The governor championed the AirTrain as part of his plan to change LaGuardia from a “third-world” airport, a reference by then Vice President Joseph Biden when he arrived there, to a “world class” facility.

La Guardia Airport “deserves a reliable, efficient, and affordable transit connector worthy of its destination,” Cuomo said in a statement. “With the Federal Aviation Administration’s approval today of the La Guardia AirTrain, that’s exactly what New Yorkers will get.”

The airport is in the final stages of a years-long makeover that included gutting and rebuilding the Central Terminal Building while the airport remained open and fully operational and the replacement of the two Delta terminals east of the Central Terminal with one new terminal that connects to the new Central Terminal.

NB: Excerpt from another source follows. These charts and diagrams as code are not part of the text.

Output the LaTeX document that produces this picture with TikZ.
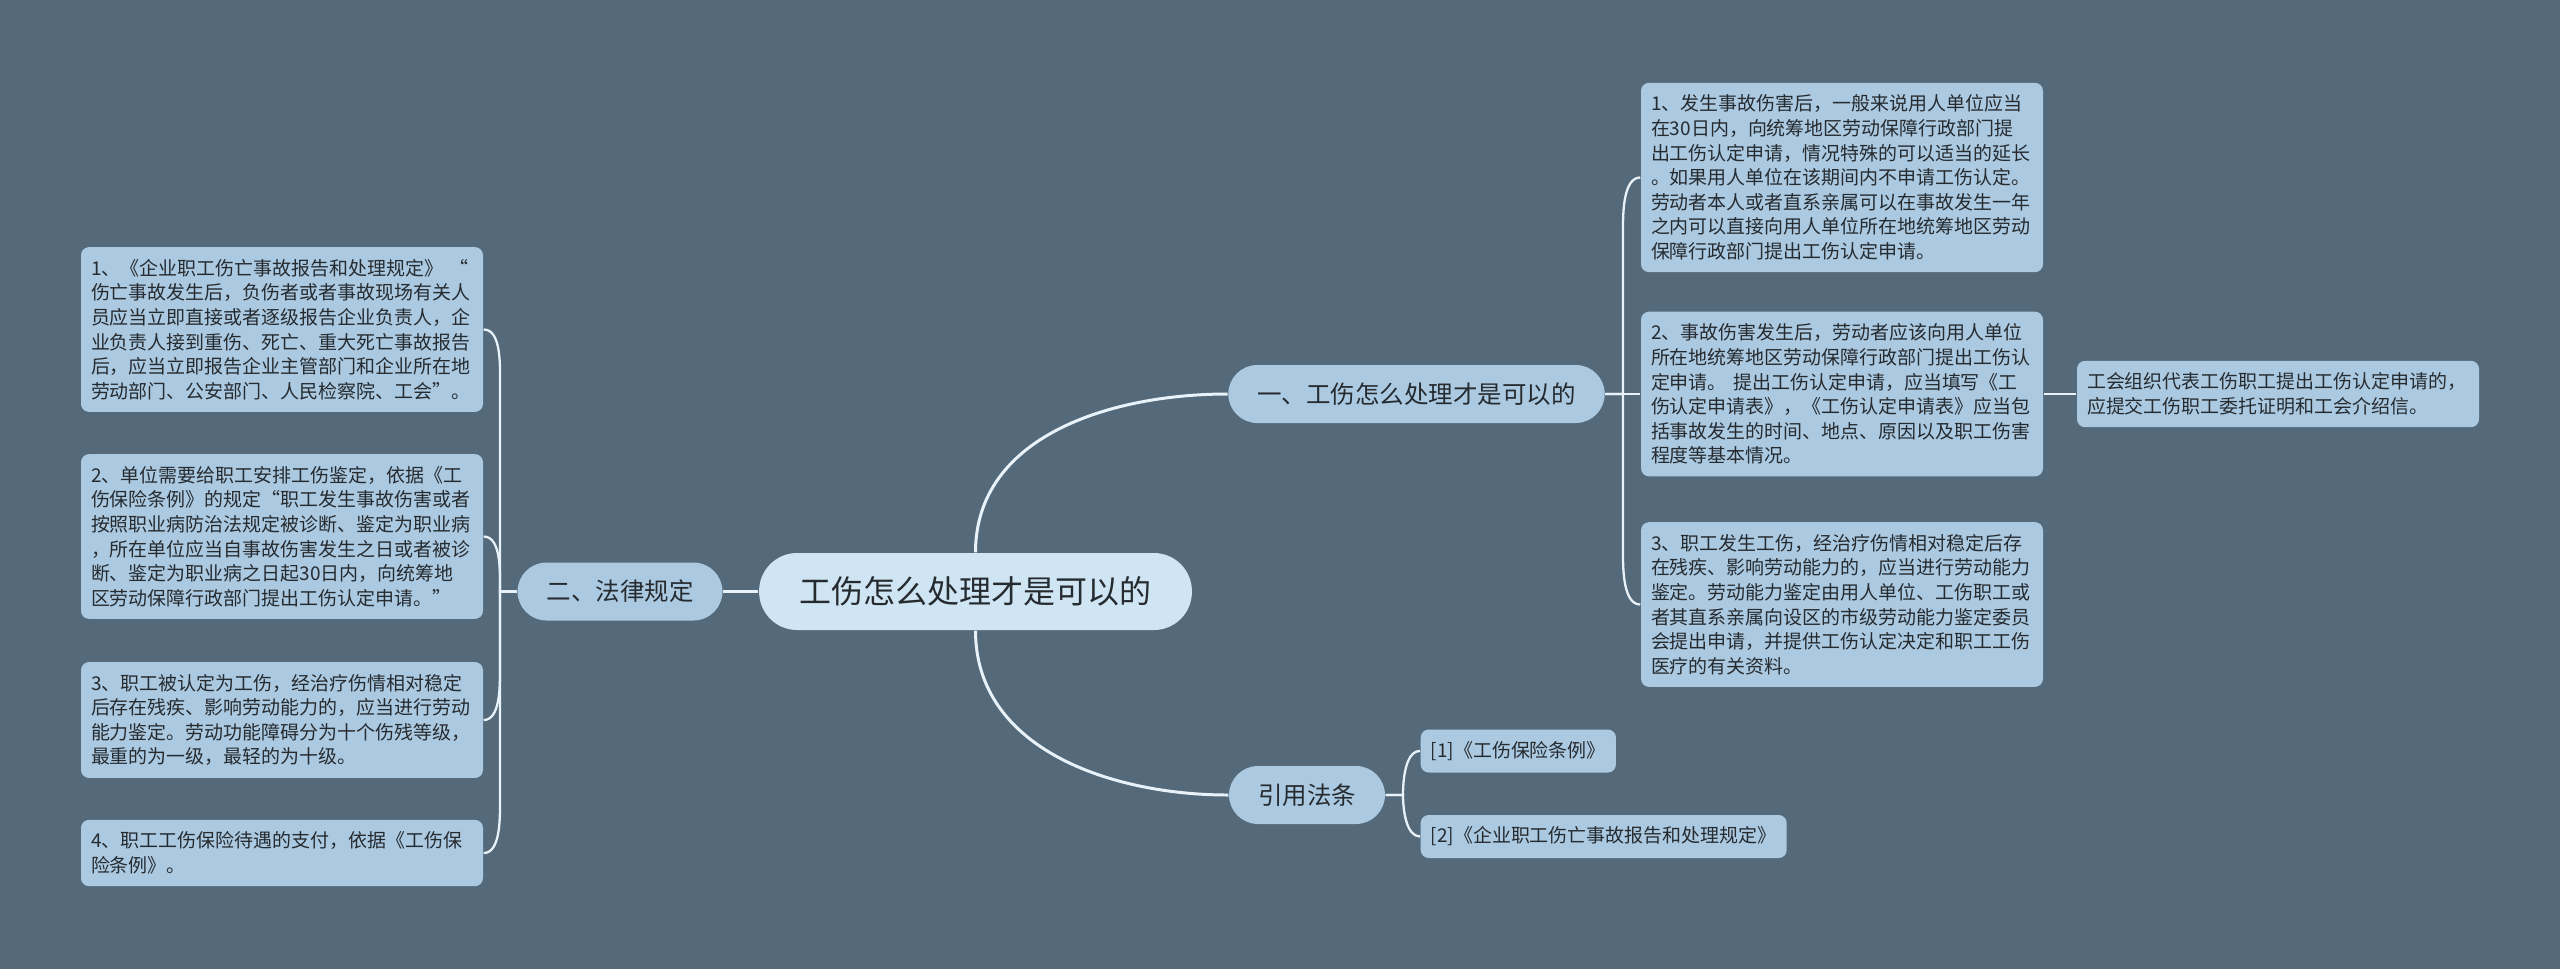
\documentclass[tikz,border=0pt]{standalone}
\usepackage{fontspec}
\setmainfont{Noto Sans CJK SC}
\usepackage{tikz}
\usetikzlibrary{positioning, calc}
\definecolor{bgslate}{HTML}{546A7B}
\definecolor{leafblue}{HTML}{ABC9E0}
\definecolor{rootblue}{HTML}{CFE5F3}
\definecolor{linkwhite}{HTML}{E8F2F8}
\definecolor{inkgrey}{HTML}{262B30}

\tikzset{
  topic/.style={fill=rootblue, text=inkgrey, rounded corners=0.38cm, minimum height=0.77cm, inner xsep=0.405cm, inner ysep=0pt, font=\fontsize{9.1pt}{11pt}\selectfont},
  branch/.style={fill=leafblue, text=inkgrey, rounded corners=0.29cm, minimum height=0.58cm, inner xsep=0.29cm, inner ysep=0pt, font=\fontsize{6.97pt}{8pt}\selectfont},
  leaf/.style={fill=leafblue, text=inkgrey, rounded corners=0.08cm, text width=3.82cm, align=left, inner xsep=0.10cm, inner ysep=0.12cm, font=\fontsize{5.4pt}{7pt}\selectfont},
  lawref/.style={fill=leafblue, text=inkgrey, rounded corners=0.08cm, minimum height=0.43cm, inner xsep=0.10cm, inner ysep=0pt, font=\fontsize{5.4pt}{7pt}\selectfont},
  trunk/.style={draw=linkwhite, line width=0.85pt},
  twig/.style={draw=linkwhite, line width=0.65pt}
}

\begin{document}
\begin{tikzpicture}
\fill[bgslate] (0,0) rectangle (25.6,-9.69);
\useasboundingbox (0,0) rectangle (25.6,-9.69);

\node[topic] (root) at (9.755,-5.915) {工伤怎么处理才是可以的};
\node[branch] (how) at (14.165,-3.94) {一、工伤怎么处理才是可以的};
\node[branch] (law) at (6.20,-5.915) {二、法律规定};
\node[branch] (cite) at (13.07,-7.95) {引用法条};

\node[leaf] (how1) at (18.42,-1.775) {1、发生事故伤害后，一般来说用人单位应当\\在30日内，向统筹地区劳动保障行政部门提\\出工伤认定申请，情况特殊的可以适当的延长\\。如果用人单位在该期间内不申请工伤认定。\\劳动者本人或者直系亲属可以在事故发生一年\\之内可以直接向用人单位所在地统筹地区劳动\\保障行政部门提出工伤认定申请。};
\node[leaf] (how2) at (18.42,-3.94) {2、事故伤害发生后，劳动者应该向用人单位\\所在地统筹地区劳动保障行政部门提出工伤认\\定申请。~提出工伤认定申请，应当填写《工\\伤认定申请表》，《工伤认定申请表》应当包\\括事故发生的时间、地点、原因以及职工伤害\\程度等基本情况。};
\node[leaf] (union) at (22.78,-3.94) {工会组织代表工伤职工提出工伤认定申请的，\\应提交工伤职工委托证明和工会介绍信。};
\node[leaf] (how3) at (18.42,-6.045) {3、职工发生工伤，经治疗伤情相对稳定后存\\在残疾、影响劳动能力的，应当进行劳动能力\\鉴定。劳动能力鉴定由用人单位、工伤职工或\\者其直系亲属向设区的市级劳动能力鉴定委员\\会提出申请，并提供工伤认定决定和职工工伤\\医疗的有关资料。};

\node[leaf] (law1) at (2.82,-3.295) {1、《企业职工伤亡事故报告和处理规定》~“\\伤亡事故发生后，负伤者或者事故现场有关人\\员应当立即直接或者逐级报告企业负责人，企\\业负责人接到重伤、死亡、重大死亡事故报告\\后，应当立即报告企业主管部门和企业所在地\\劳动部门、公安部门、人民检察院、工会”。};
\node[leaf] (law2) at (2.82,-5.365) {2、单位需要给职工安排工伤鉴定，依据《工\\伤保险条例》的规定“职工发生事故伤害或者\\按照职业病防治法规定被诊断、鉴定为职业病\\，所在单位应当自事故伤害发生之日或者被诊\\断、鉴定为职业病之日起30日内，向统筹地\\区劳动保障行政部门提出工伤认定申请。”};
\node[leaf] (law3) at (2.82,-7.20) {3、职工被认定为工伤，经治疗伤情相对稳定\\后存在残疾、影响劳动能力的，应当进行劳动\\能力鉴定。劳动功能障碍分为十个伤残等级，\\最重的为一级，最轻的为十级。};
\node[leaf] (law4) at (2.82,-8.53) {4、职工工伤保险待遇的支付，依据《工伤保\\险条例》。};

\node[lawref, anchor=west] (cite1) at (14.20,-7.51) {[1]《工伤保险条例》};
\node[lawref, anchor=west] (cite2) at (14.20,-8.365) {[2]《企业职工伤亡事故报告和处理规定》};

\coordinate (forkhow) at (16.23,-3.94);
\coordinate (forklaw) at (5.00,-5.915);
\coordinate (forkcite) at (14.03,-7.95);

\draw[trunk] (root.north) to[out=90,in=180] (how.west);
\draw[trunk] (root.south) to[out=-90,in=180] (cite.west);
\draw[trunk] (root.west) -- (law.east);

\draw[twig] (how.east) -- (forkhow) -- ($(forkhow |- how1.west)+(0,-0.5)$) to[out=90,in=180,looseness=0.8] (how1.west);
\draw[twig] (how.east) -- (how2.west);
\draw[twig] (how.east) -- (forkhow) -- ($(forkhow |- how3.west)+(0,0.5)$) to[out=-90,in=180,looseness=0.8] (how3.west);
\draw[twig] (how2.east) -- (union.west);

\draw[twig] (law.west) -- (forklaw) -- ($(forklaw |- law1.east)+(0,-0.55)$) to[out=90,in=0,looseness=0.8] (law1.east);
\draw[twig] (law.west) -- (forklaw) to[out=90,in=0,looseness=0.8] (law2.east);
\draw[twig] (law.west) -- (forklaw) -- ($(forklaw |- law3.east)+(0,0.5)$) to[out=-90,in=0,looseness=0.8] (law3.east);
\draw[twig] (law.west) -- (forklaw) -- ($(forklaw |- law4.east)+(0,0.5)$) to[out=-90,in=0,looseness=0.8] (law4.east);

\draw[twig] (cite.east) -- (forkcite) to[out=90,in=180,looseness=0.8] (cite1.west);
\draw[twig] (cite.east) -- (forkcite) to[out=-90,in=180,looseness=0.8] (cite2.west);

\end{tikzpicture}
\end{document}
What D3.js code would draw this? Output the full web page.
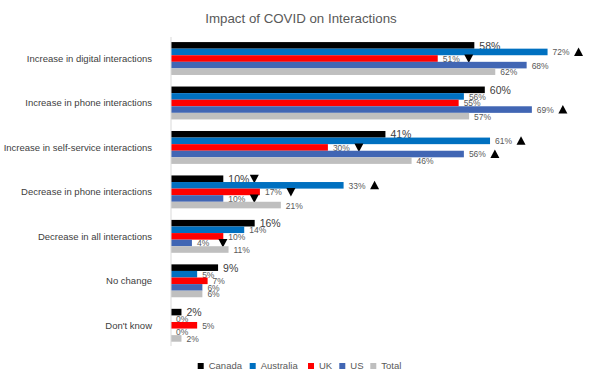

While advocates for the AirTrain say it would improve access to the airport, alleviate traffic congestion, and lower levels of air pollution, some residents of nearby communities opposed it, as did some transit advocates who objected to its indirect route to Manhattan.  While Manhattan is to the west of the airport, the train will travel in a southeasterly direction to reach the Willets Point station where both the LIRR and subway have stops.

The new AirTrain will run along the north side of the Grand Central Parkway from Willets Point to two stations at the airport.

Construction along the parkway could begin as early as late summer, the Port Authority of New York and New Jersey, which operates LaGuardia Airport, said.

The idea of a rail link to LaGuardia isn’t exactly new.  It was first proposed in 1943 when the city Board of Transportation proposed extending the BMT Astoria Line, now the N and W subway lines, to the airport.